## What this task involves
Start at the line where "Recreate this image" appears and end at the line where "1.88, 1.83, 1.77];" appears; repeat those lines exactly, both ends included, leaving pictures behind.

━━━━━ Extracted records ━━━━━

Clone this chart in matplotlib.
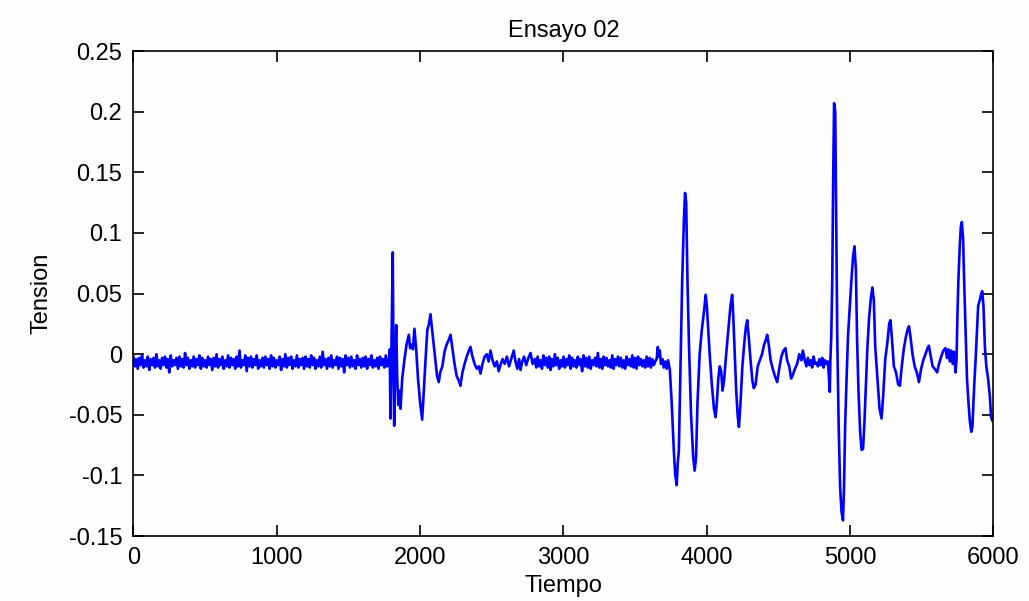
import matplotlib
matplotlib.use("Agg")
import matplotlib.pyplot as plt
import numpy as np

# Señal (valores en milésimas -> se dividen por 1000)
# Tramo de reposo inicial: una muestra cada 10 unidades de tiempo desde 0
ruido_1 = [-2, -10, -4, -12, -3, -9, -1, -11, -5, -10, -2, -13, -4, -9, -3, -11, 0, -10, -5, -12,
           -3, -9, -2, -11, -4, -15, -1, -10, -5, -9, -3, -12, -2, -10, -4, -11, 1, -9, -3, -12,
           -5, -10, -2, -11, -4, -9, -1, -12, -3, -10, -5, -11, -2, -9, -4, -13, -3, -10, 0, -11,
           -4, -9, -2, -12, -5, -10, -1, -11, -3, -9, -4, -12, -2, -10, 3, -11, -5, -9, -1, -14,
           -3, -10, -2, -11, -4, -9, -1, -12, -5, -10, -3, -11, -2, -9, -4, -12, -1, -10, -3, -11,
           -5, -9, -2, -13, -4, -10, 0, -11, -3, -9, -2, -12, -5, -10, -1, -11, -4, -9, -3, -12,
           -2, -10, -4, -11, -1, -9, -3, -12, -5, -10, -2, -11, 2, -9, -4, -12, -3, -10, -1, -11,
           -5, -9, -2, -12, -3, -10, -4, -15, -1, -9, -3, -11, -2, -10, -5, -12, -1, -9, -4, -11,
           -3, -10, -2, -12, -4, -9, -1, -11, -5, -10, -3, -12, -2, -9, -4, -11, -1, -10]

# Primer evento (tiempo, tension)
evento_1_t = [1781, 1788, 1793, 1800, 1809, 1814, 1819, 1826, 1833, 1840, 1848, 1856, 1863, 1875,
              1890, 1905, 1921, 1930, 1940, 1950, 1960, 1972, 1985, 2000, 2014, 2022, 2035, 2050,
              2062, 2072, 2080, 2092, 2105, 2118, 2130, 2140, 2155, 2170, 2185, 2200, 2212, 2225,
              2240, 2255, 2270, 2281, 2295, 2310, 2325, 2340, 2351, 2365, 2380, 2395, 2410, 2421,
              2435, 2450, 2465, 2478, 2491, 2505, 2520, 2535, 2548, 2560, 2575, 2590, 2605, 2620,
              2635, 2653, 2665, 2678, 2690, 2700, 2712, 2725, 2740, 2755, 2770, 2785]
evento_1_v = [-6, 4, -53, 9, 84, -10, -59, -5, 24, -20, -42, -30, -45, -20,
              -5, 8, 16, 5, 8, 4, 21, 5, -20, -40, -54, -38, -10, 20,
              25, 33, 24, 10, -5, -18, -23, -15, -10, 2, 8, 12, 16, 5,
              -8, -18, -22, -26, -15, -8, -2, 3, 6, -2, -8, -12, -10, -16,
              -8, -2, 0, -6, 3, -5, -10, -6, -14, -9, -4, -8, -2, -10,
              -4, 3, -6, -12, -4, -13, -6, -2, -9, -3, 1, -8]

# Reposo intermedio: una muestra cada 10 desde 2800
ruido_2 = [-4, -11, -2, -10, -5, -12, -1, -9, -3, -11, -2, -13, -4, -10, 0, -9, -3, -12, -5, -10,
           -2, -11, -4, -9, -1, -12, -3, -10, -5, -11, -2, -9, -4, -14, -1, -10, -3, -11, -2, -12,
           -5, -9, -3, -10, 1, -11, -4, -12, -2, -9, -3, -10, -5, -11, -1, -12, -4, -9, -2, -10,
           -3, -11, -5, -12, -2, -9, -4, -10, -1, -11, -3, -12, -2, -9, -4, -10, -5, -11, -2, -10,
           -3, -11, -4, -9, -6]

# Segundo evento
evento_2_t = [3650, 3658, 3665, 3672, 3680, 3690, 3700, 3710, 3720, 3730, 3742, 3755, 3770, 3780,
              3790, 3797, 3805, 3815, 3828, 3840, 3848, 3856, 3865, 3875, 3890, 3905, 3915, 3925,
              3935, 3950, 3965, 3980, 3992, 4000, 4010, 4020, 4035, 4050, 4061, 4070, 4080, 4090,
              4100, 4110, 4120, 4135, 4150, 4165, 4177, 4185, 4195, 4205, 4215, 4224, 4235, 4248,
              4262, 4272, 4282, 4292, 4305, 4318, 4328, 4340, 4355, 4370, 4385, 4400, 4412, 4421,
              4432, 4445, 4460, 4475, 4491, 4505, 4520, 4535, 4549, 4560, 4575, 4588, 4600, 4615,
              4630, 4645, 4660, 4670]
evento_2_v = [-4, 6, -2, 3, -8, -4, -11, -6, -12, -5, -13, -40, -80, -100,
              -108, -90, -79, -20, 60, 110, 133, 125, 61, 10, -50, -85, -96, -85,
              -40, 0, 20, 35, 49, 40, 20, 0, -25, -45, -52, -40, -20, -10,
              -14, -30, -22, 0, 20, 40, 49, 30, 0, -30, -50, -60, -40, -10,
              10, 22, 28, 15, -5, -22, -28, -25, -10, -5, 0, 8, 12, 16,
              8, -5, -12, -18, -23, -12, -2, 3, 5, -5, -10, -20, -17, -12,
              -8, 0, -5, 3]

# Reposo corto: una muestra cada 10 desde 4685
ruido_3 = [-6, -10, -3, -9, -5, -11, -2, -8, -7, -10, -4, -9, -3, -11, -5, -8, -6]

# Tercer evento
evento_3_t = [4858, 4862, 4868, 4875, 4882, 4888, 4896, 4903, 4910, 4920, 4930, 4940, 4950, 4957,
              4965, 4975, 4985, 4995, 5008, 5020, 5030, 5040, 5048, 5058, 5070, 5080, 5090, 5100,
              5110, 5120, 5132, 5145, 5155, 5165, 5175, 5190, 5205, 5219, 5230, 5245, 5260, 5272,
              5281, 5290, 5305, 5320, 5335, 5347, 5360, 5375, 5390, 5400, 5410, 5420, 5435, 5450,
              5465, 5480, 5495, 5510, 5525, 5540, 5549, 5560, 5575, 5590, 5607, 5620, 5635, 5650,
              5665, 5675, 5685, 5695, 5705, 5715, 5725, 5735, 5742, 5748, 5755, 5765, 5772, 5779,
              5788, 5795, 5805, 5815, 5825, 5835, 5845, 5853, 5860, 5868, 5875, 5885, 5893, 5905,
              5915, 5921, 5930, 5940, 5950, 5962, 5975, 5983, 5992, 6000]
evento_3_v = [-31, -5, 14, 60, 150, 207, 200, 108, 14, -60, -110, -130, -137, -110,
              -59, -20, 15, 34, 60, 80, 89, 70, 14, -30, -65, -79, -78, -55,
              -26, 5, 30, 47, 55, 45, 6, -20, -45, -53, -35, -4, 10, 25,
              28, 15, -10, -15, -25, -26, -10, 5, 15, 20, 23, 15, 0, -10,
              -15, -23, -12, -5, 0, 5, 7, 0, -10, -12, -15, -8, -2, 3,
              5, -3, 4, -6, 3, -8, 2, -15, -5, 30, 61, 90, 105, 109,
              95, 61, 20, -20, -39, -55, -64, -60, -40, -20, -5, 20, 40, 45,
              50, 52, 40, 6, -10, -20, -35, -52, -55, -52]

AZUL = "#0000FF"
FONDO = "#FCFDFC"

plt.rcParams.update({
    "font.family": "Liberation Sans",
    "font.size": 17,
    "figure.facecolor": FONDO,
    "axes.facecolor": FONDO,
})

t_r1 = np.arange(len(ruido_1)) * 10
t_r2 = 2800 + np.arange(len(ruido_2)) * 10
t_r3 = 4685 + np.arange(len(ruido_3)) * 10

tiempo = np.concatenate([t_r1, evento_1_t, t_r2, evento_2_t, t_r3, evento_3_t])
tension = np.concatenate([ruido_1, evento_1_v, ruido_2, evento_2_v, ruido_3, evento_3_v]) / 1000.0

fig = plt.figure(figsize=(10.29, 6.01), dpi=100)
ax = fig.add_axes([0.1297, 0.108, 0.8358, 0.807])
ax.plot(tiempo, tension, color=AZUL, linewidth=1.9)

ax.set_xlim(0, 6000)
ax.set_ylim(-0.15, 0.25)
ax.set_xticks(np.arange(0, 6001, 1000))
ax.set_yticks(np.arange(-0.15, 0.2501, 0.05))
ax.set_yticklabels(["-0.15", "-0.1", "-0.05", "0", "0.05", "0.1", "0.15", "0.2", "0.25"])
ax.tick_params(direction="in", length=8, width=1.2, top=True, right=True, pad=8)
for s in ax.spines.values():
    s.set_linewidth(1.2)

ax.set_title("Ensayo 02", fontsize=17, pad=10)
ax.set_xlabel("Tiempo", fontsize=17, labelpad=4)
ax.set_ylabel("Tension", fontsize=17, labelpad=12)

fig.savefig("out.png", dpi=100, facecolor=FONDO)
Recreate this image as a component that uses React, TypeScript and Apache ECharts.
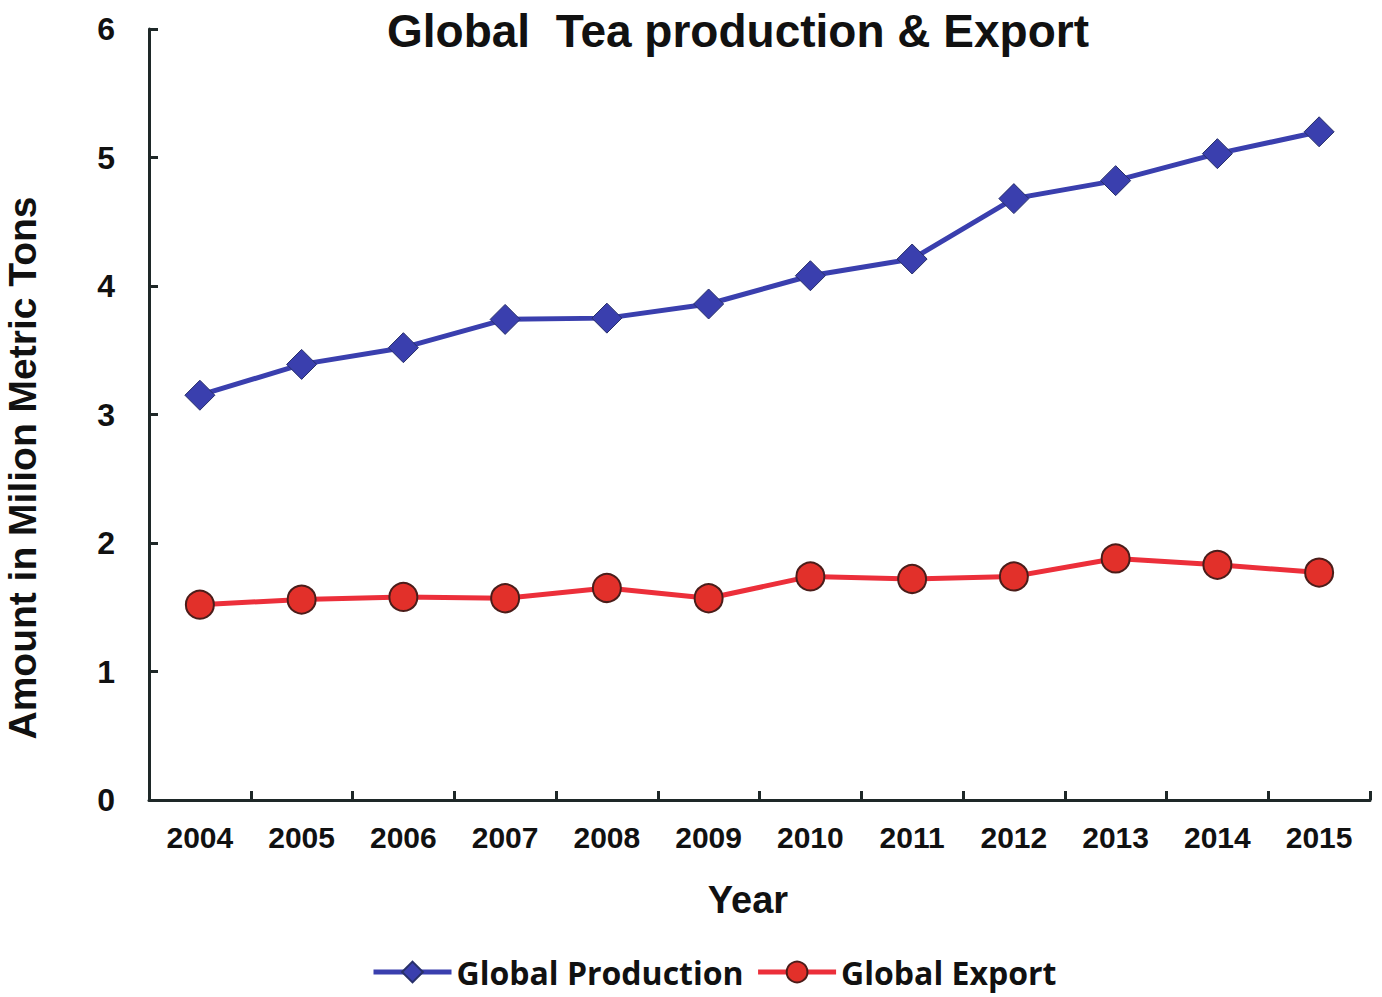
import React, { useEffect, useRef } from "react";
import * as echarts from "echarts";

const years = ["2004", "2005", "2006", "2007", "2008", "2009", "2010", "2011", "2012", "2013", "2014", "2015"];
const production = [3.15, 3.39, 3.52, 3.74, 3.75, 3.86, 4.08, 4.21, 4.68, 4.82, 5.03, 5.2];
const exportVals = [1.52, 1.56, 1.58, 1.57, 1.65, 1.57, 1.74, 1.72, 1.74, 1.88, 1.83, 1.77];

export default function App() {
  const ref = useRef<HTMLDivElement>(null);
  useEffect(() => {
    document.body.style.margin = "0";
    const chart = echarts.init(ref.current!, null, { renderer: "svg" });
    const axisColor = "#1e2828";
    chart.setOption({
      animation: false,
      backgroundColor: "#ffffff",
      title: {
        text: "Global  Tea production & Export",
        left: 733,
        textAlign: "center",
        top: 3,
        textStyle: { fontFamily: "Liberation Sans", fontWeight: "bold", fontSize: 46, color: "#111" },
      },
      legend: {
        bottom: 4,
        left: 366,
        orient: "horizontal",
        width: 1000,
        itemWidth: 78,
        itemHeight: 26,
        itemGap: 12,
        lineStyle: { width: 5 },
        textStyle: { fontFamily: "Open Sans", fontWeight: "bold", fontSize: 32, color: "#111" },
        data: ["Global Production", "Global Export"],
      },
      graphic: [
        {
          type: "text",
          x: 22,
          y: 468,
          rotation: Math.PI / 2,
          style: {
            text: "Amount in Milion Metric Tons",
            fontFamily: "Liberation Sans",
            fontWeight: "bold",
            fontSize: 39,
            fill: "#111",
            align: "center",
            verticalAlign: "middle",
          },
        },
        {
          type: "text",
          x: 748,
          y: 900,
          style: {
            text: "Year",
            fontFamily: "Liberation Sans",
            fontWeight: "bold",
            fontSize: 38,
            fill: "#111",
            align: "center",
            verticalAlign: "middle",
          },
        },
      ],
      grid: { left: 149, right: 12, top: 29, bottom: 197, containLabel: false },
      xAxis: {
        type: "category",
        data: years,
        boundaryGap: true,
        axisLine: { lineStyle: { color: axisColor, width: 3 } },
        axisTick: { show: true, inside: true, length: 9, lineStyle: { color: axisColor, width: 3 } },
        axisLabel: { margin: 22, fontFamily: "Liberation Sans", fontWeight: "bold", fontSize: 30, color: "#111" },
        splitLine: { show: false },
      },
      yAxis: {
        type: "value",
        min: 0,
        max: 6,
        interval: 1,
        axisLine: { show: true, lineStyle: { color: axisColor, width: 3 } },
        axisTick: { show: true, inside: true, length: 9, lineStyle: { color: axisColor, width: 3 } },
        axisLabel: { margin: 34, fontFamily: "Liberation Sans", fontWeight: "bold", fontSize: 32, color: "#111" },
        splitLine: { show: false },
      },
      series: [
        {
          name: "Global Production",
          type: "line",
          data: production,
          symbol: "diamond",
          symbolSize: 30,
          lineStyle: { color: "#3a3fae", width: 5 },
          itemStyle: { color: "#3a3fae", borderColor: "#28306a", borderWidth: 1 },
        },
        {
          name: "Global Export",
          type: "line",
          data: exportVals,
          symbol: "circle",
          symbolSize: 28,
          lineStyle: { color: "#ec2f3a", width: 5 },
          itemStyle: { color: "#e2302a", borderColor: "#4a1d1a", borderWidth: 2 },
        },
      ],
    });
    return () => chart.dispose();
  }, []);
  return <div ref={ref} style={{ position: "fixed", left: 0, top: 0, width: 1382, height: 997 }} />;
}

━━━━━

## Solved problem
Recreate this image as a component that uses React, TypeScript and Apache ECharts.
import React, { useEffect, useRef } from "react";
import * as echarts from "echarts";

const years = ["2004", "2005", "2006", "2007", "2008", "2009", "2010", "2011", "2012", "2013", "2014", "2015"];
const production = [3.15, 3.39, 3.52, 3.74, 3.75, 3.86, 4.08, 4.21, 4.68, 4.82, 5.03, 5.2];
const exportVals = [1.52, 1.56, 1.58, 1.57, 1.65, 1.57, 1.74, 1.72, 1.74, 1.88, 1.83, 1.77];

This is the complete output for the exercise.